Salta aos olhos a má-fé da proposta ao afastar de seu alvo o Tribunal de Contas da União, mirando apenas os tribunais de contas estaduais e municipais. Esse ardil foi criado por seus autores e interessados para driblar as insuperáveis dificuldades de os membros do Congresso Nacional aprovarem um texto que lhes subtraísse a garantia constitucional de integrarem o quadro de ministros do TCU.

De acordo com a referida PEC, o corpo deliberativo dos TCs e TCMs seria composto na integralidade de membros concursados, sendo um do MP de Contas, um dentre os auditores de controle externo, quatro dentre os auditores substitutos de conselheiros vitalícios e um proveniente dos conselhos profissionais das ciências contábeis, jurídicas e administrativas.

A procuradora sinaliza seu apoio a tal estapafúrdia proposta de emenda constitucional ao sustentar que “as novas medidas” a serem implementadas para assegurar o combate à corrupção devem alterar o critério de escolha de juízes de contas, que passaria a ser pautado, exclusivamente, por concurso público. Eis aí o verdadeiro objetivo da PEC 329/2013, apoiada pela AMPCON.
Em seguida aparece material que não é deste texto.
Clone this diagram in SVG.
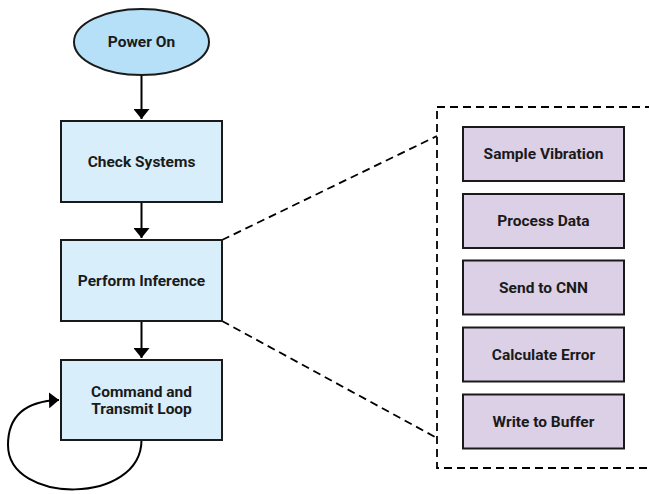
<svg xmlns="http://www.w3.org/2000/svg" width="649" height="494" viewBox="0 0 649 494">
  <style>
    .lbl { font-family: Roboto, "Liberation Sans", sans-serif; font-weight: bold; font-size: 15.5px; fill: #1a1a1a; text-anchor: middle; dominant-baseline: central; }
    .step { fill: #d9eefb; stroke: #1a1a1a; stroke-width: 2; }
    .sub { fill: #dcd0e6; stroke: #1a1a1a; stroke-width: 2; }
    .wire { fill: none; stroke: #000; stroke-width: 2; }
    .dash { fill: none; stroke: #000; stroke-width: 1.8; stroke-dasharray: 8 5; }
  </style>
  <defs>
    <marker id="arrow" viewBox="0 0 10 16" refX="10" refY="8" markerWidth="10" markerHeight="16" markerUnits="userSpaceOnUse" orient="auto">
      <path d="M0,0 L10,8 L0,16 Z" fill="#000"/>
    </marker>
  </defs>

  <!-- expanded view of the inference stage -->
  <g id="inference-detail">
    <rect x="437" y="107" width="230" height="361" fill="#eee7f5" class="dash"/>
  </g>

  <g id="connectors">
    <line class="wire" x1="141.5" y1="75" x2="141.5" y2="119" marker-end="url(#arrow)"/>
    <line class="wire" x1="141.5" y1="202" x2="141.5" y2="238" marker-end="url(#arrow)"/>
    <line class="wire" x1="141.5" y1="321" x2="141.5" y2="358" marker-end="url(#arrow)"/>
    <path class="wire" d="M141.5,440 C141.5,505 8,505 8,445 C8,412 30,401 59,400" marker-end="url(#arrow)"/>
    <line class="dash" x1="222" y1="240" x2="437" y2="136"/>
    <line class="dash" x1="222" y1="321" x2="437" y2="438"/>
  </g>

  <g id="power-on">
    <ellipse cx="141.5" cy="42" rx="67.5" ry="33" fill="#b5e0f7" stroke="#1a1a1a" stroke-width="2"/>
    <text class="lbl" x="141.5" y="42">Power On</text>
  </g>
  <g id="check-systems">
    <rect class="step" x="61" y="121" width="161" height="81"/>
    <text class="lbl" x="141.5" y="161.5">Check Systems</text>
  </g>
  <g id="perform-inference">
    <rect class="step" x="61" y="240" width="161" height="81"/>
    <text class="lbl" x="141.5" y="280.5">Perform Inference</text>
  </g>
  <g id="command-loop">
    <rect class="step" x="61" y="360" width="161" height="80"/>
    <text class="lbl" x="141.5" y="391.5">Command and</text>
    <text class="lbl" x="141.5" y="408.5">Transmit Loop</text>
  </g>

  <g id="sample-vibration">
    <rect class="sub" x="463" y="127" width="161" height="54"/>
    <text class="lbl" x="543.5" y="154">Sample Vibration</text>
  </g>
  <g id="process-data">
    <rect class="sub" x="463" y="194" width="161" height="54"/>
    <text class="lbl" x="543.5" y="221">Process Data</text>
  </g>
  <g id="send-to-cnn">
    <rect class="sub" x="463" y="260.5" width="161" height="54"/>
    <text class="lbl" x="543.5" y="287.5">Send to CNN</text>
  </g>
  <g id="calculate-error">
    <rect class="sub" x="463" y="327.5" width="161" height="54"/>
    <text class="lbl" x="543.5" y="354.5">Calculate Error</text>
  </g>
  <g id="write-to-buffer">
    <rect class="sub" x="463" y="394.5" width="161" height="54"/>
    <text class="lbl" x="543.5" y="421.5">Write to Buffer</text>
  </g>
</svg>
Esse seria o modelo ideal de composição dos tribunais de contas, que garantiria, de acordo com a procuradora, a higidez do sistema, infenso à corrupção. Depreende-se, portanto, dessa visão elitista e corporativista do Ministério Público de Contas, que o concurso público é um crivo não só para medir conhecimentos, mas, também, para aferir a moralidade e a potencial capacidade corruptora, ativa ou passiva, do concursado.

Ora, trata-se de um sofisma engendrado para escamotear a verdadeira intenção da proposta, que é afastar os representantes do povo do sistema de controle externo das contas públicas, reservando-o apenas a uma seleta elite dotada de conhecimentos técnicos, porém sem nenhuma visão política do que seja o complexo ato de governar.

Com meus 72 anos de vida e 25 anos de Tribunal de Contas, espero jamais assistir a tamanho retrocesso, com a ameaça do aparelhamento do Estado por obstinados defensores do corporativismo elitista, que pretendem, dissimuladamente, afastar a participação popular das instâncias públicas de poder e aniquilar, assim, a democracia.